During 2018-19, North Carolina increases in public school instructional staff salaries ranked the state fourth in the country and, again, first in the Southeast. For that same year, increases in teacher salaries by the Republican-led General Assembly were also ranked first in the Southeast and third nationally.

Under Republican leadership, the state’s education budget increased from $7.6 billion in 2011 to $9.8 billion in 2019.

Around half a dozen media outlets were the only ones in attendance at the NCAE event, whereas a crowd of about 50, including Lt. Gov. Dan Forest, converged on a rally in support of the Opportunity Scholarship Program (OSP). The OSP is a popular school choice option that grants $4,200 scholarships to eligible low-income students for tuition at the private school of their choosing.

The school choice rally was put together by Parents for Educational Freedom North Carolina (PEFNC).

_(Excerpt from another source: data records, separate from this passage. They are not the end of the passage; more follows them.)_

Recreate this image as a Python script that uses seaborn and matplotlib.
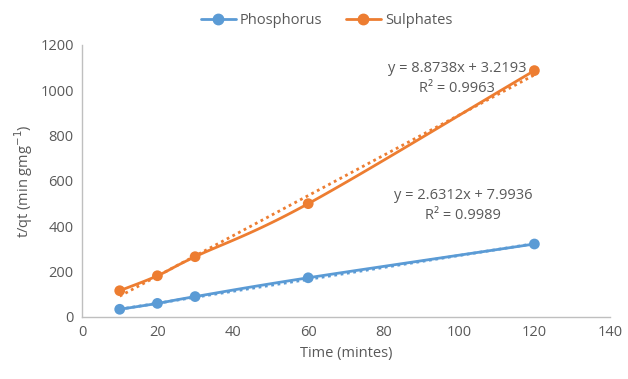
import matplotlib
matplotlib.use("Agg")
import matplotlib.pyplot as plt
import numpy as np
import pandas as pd
import seaborn as sns

time_min = [10, 20, 30, 60, 120]
phosphorus = [34, 60, 90, 173, 322]
sulphates = [116, 182, 266, 500, 1087]

# Excel linear trendline coefficients shown on the chart
fit_p = (2.6312, 7.9936, 0.9989)
fit_s = (8.8738, 3.2193, 0.9963)

BLUE = "#5B9BD5"
ORANGE = "#ED7D31"
GREY = "#595959"

sns.set_theme(style="white")
plt.rcParams["font.family"] = ["Open Sans", "DejaVu Sans"]


def smooth(x, y, n=30):
    # Catmull-Rom curve through the points, like Excel's "smoothed line"
    x = np.asarray(x, float)
    y = np.asarray(y, float)
    px = np.concatenate([[2 * x[0] - x[1]], x, [2 * x[-1] - x[-2]]])
    py = np.concatenate([[2 * y[0] - y[1]], y, [2 * y[-1] - y[-2]]])
    xs, ys = [], []
    for i in range(1, len(px) - 2):
        t = np.linspace(0, 1, n)
        for arr, out in ((px, xs), (py, ys)):
            p0, p1, p2, p3 = arr[i - 1], arr[i], arr[i + 1], arr[i + 2]
            out.extend(0.5 * (2 * p1 + (-p0 + p2) * t
                              + (2 * p0 - 5 * p1 + 4 * p2 - p3) * t ** 2
                              + (-p0 + 3 * p1 - 3 * p2 + p3) * t ** 3))
    return np.array(xs), np.array(ys)


fig = plt.figure(figsize=(6.28, 3.79), dpi=100)
ax = fig.add_axes([0.1306, 0.1636, 0.8404, 0.7177])

df = pd.DataFrame({"time": time_min, "Phosphorus": phosphorus, "Sulphates": sulphates})

for name, col, fit in (("Phosphorus", BLUE, fit_p), ("Sulphates", ORANGE, fit_s)):
    sx, sy = smooth(df["time"], df[name])
    ax.plot(sx, sy, color=col, lw=2, zorder=3)
    sns.scatterplot(x=df["time"], y=df[name], color=col, s=60, edgecolor="none",
                    ax=ax, zorder=4)
    tx = np.array([time_min[0], time_min[-1]])
    ax.plot(tx, fit[0] * tx + fit[1], color=col, lw=2, ls=(0, (1, 1.3)), zorder=2)

eq_kw = dict(ha="center", va="center", fontsize=10.5, color=GREY)
ax.text(99.5, 1098, f"y = {fit_s[0]}x + {fit_s[1]}", **eq_kw)
ax.text(99.5, 1010, f"R² = {fit_s[2]}", **eq_kw)
ax.text(101, 534, f"y = {fit_p[0]}x + {fit_p[1]}", **eq_kw)
ax.text(101, 446, f"R² = {fit_p[2]}", **eq_kw)

ax.set_xlim(0, 140)
ax.set_ylim(0, 1200)
ax.set_xticks(range(0, 141, 20))
ax.set_yticks(range(0, 1201, 200))
ax.tick_params(axis="both", labelsize=10.5, colors=GREY, length=0, pad=6)
ax.set_xlabel("Time (mintes)", fontsize=10.5, color=GREY)
ax.set_ylabel("t/qt (min gmg$^{-1}$)", fontsize=10.5, color=GREY)
for s in ("top", "right"):
    ax.spines[s].set_visible(False)
for s in ("left", "bottom"):
    ax.spines[s].set_color("#BFBFBF")
    ax.spines[s].set_linewidth(1)

handles = [plt.Line2D([], [], color=c, lw=2, marker="o", ms=7.5) for c in (BLUE, ORANGE)]
fig.legend(handles, ["Phosphorus", "Sulphates"], loc="upper center", bbox_to_anchor=(0.52, 1.0),
           ncol=2, frameon=False, fontsize=10.5, labelcolor=GREY, handlelength=2.4,
           handletextpad=0.3, columnspacing=1.6)

fig.savefig("out.png", dpi=100)
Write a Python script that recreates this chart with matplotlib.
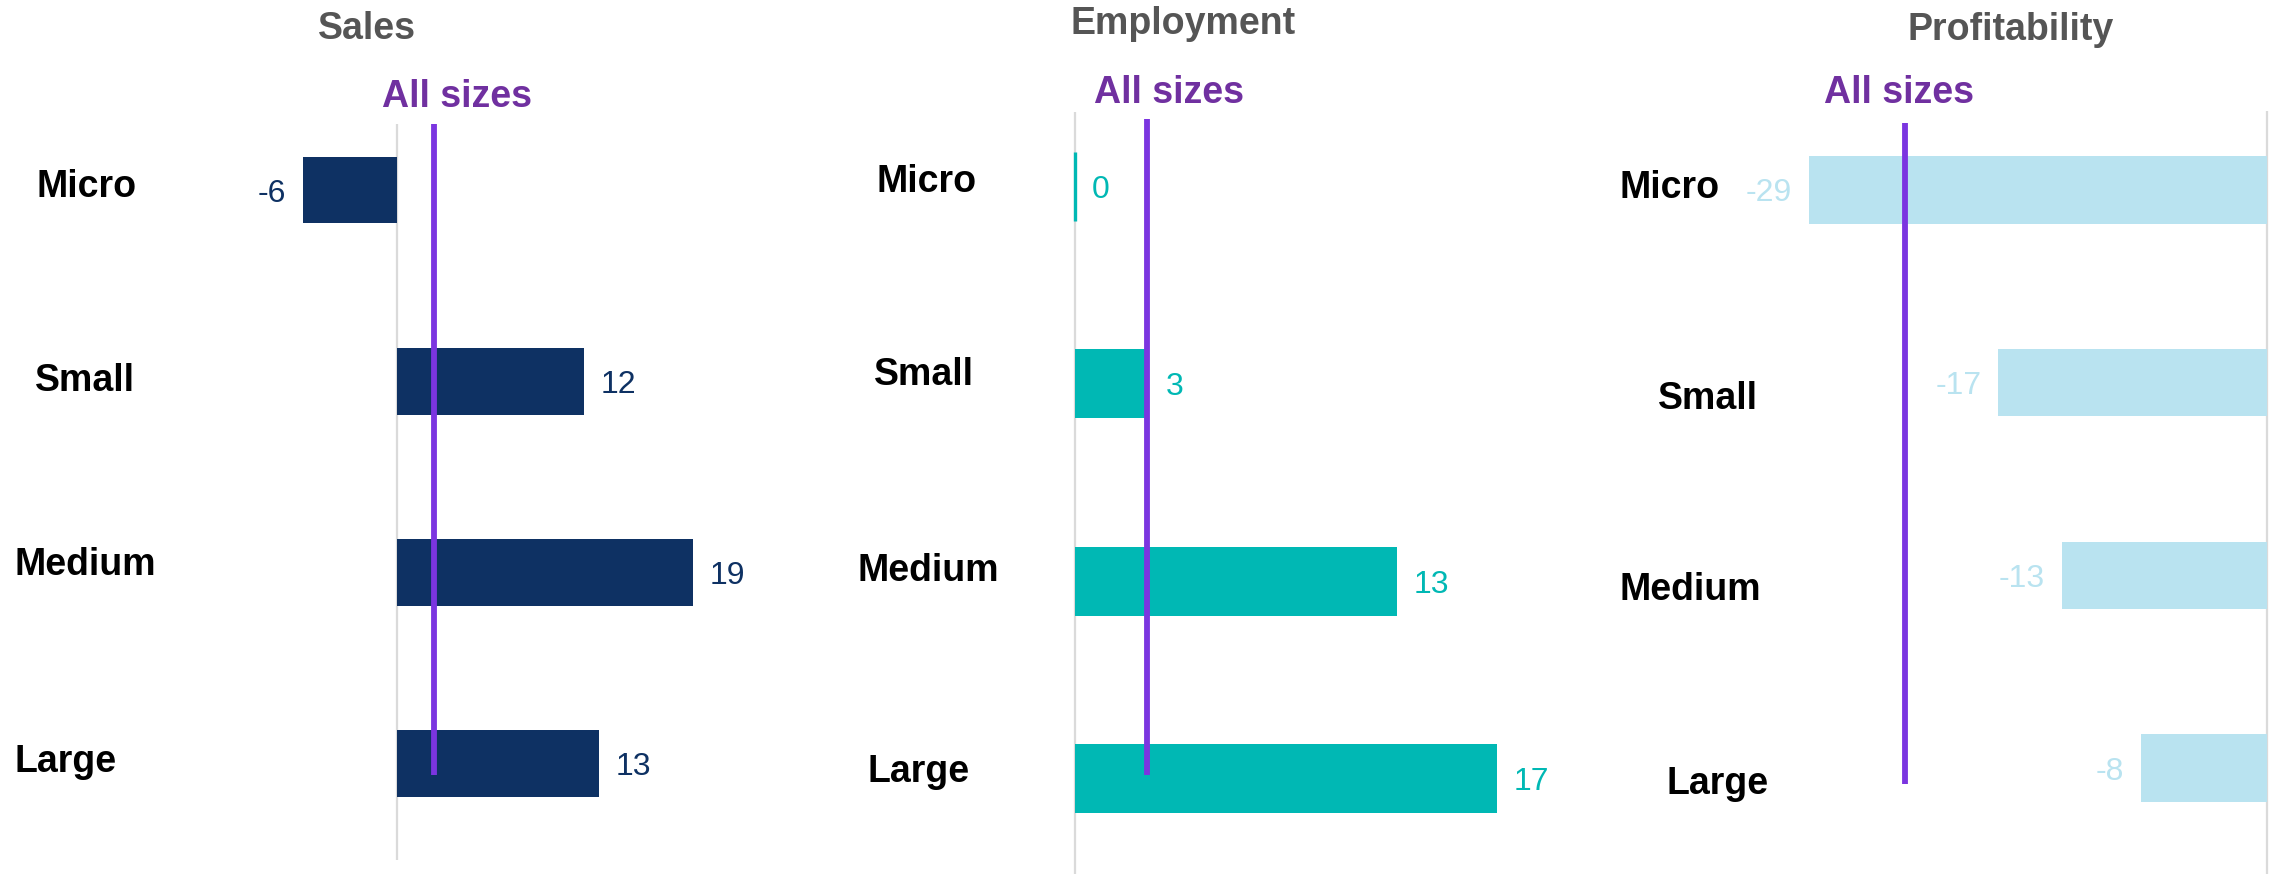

PEFNC’s Executive Vice President Brian Jodice said that families and teachers were there to show their support for the program and to thank legislators for recently expanding some of the program’s options.

“What we’ve always been proponents for is opening up resources for families to be able to benefit,” said Jodice. “And for a funding system that benefits families and children that keeps the end user – the student – in mind.”

Jodice said it was unfortunate that there is an “education elite in this state” that wants to take all the resources and dictate how they are spent. He said that pattern and way of thinking just isn’t working for students and families.

“We’ve always said let the resources follow the child and that’s the beauty of school choice,” said Jodice. He added that education spending shouldn’t be a case of pitting public against private or charters, but instead should be about “freeing up resources” in the best interest of the child.

“Unfortunately, it looks like the NCAE and their allies are continuing to prioritize buildings and systems over families and students,” said Jodice. “So, you know what we said why don’t we bring some families here today and let them be a voice for what really matters most, which is our student and those families.”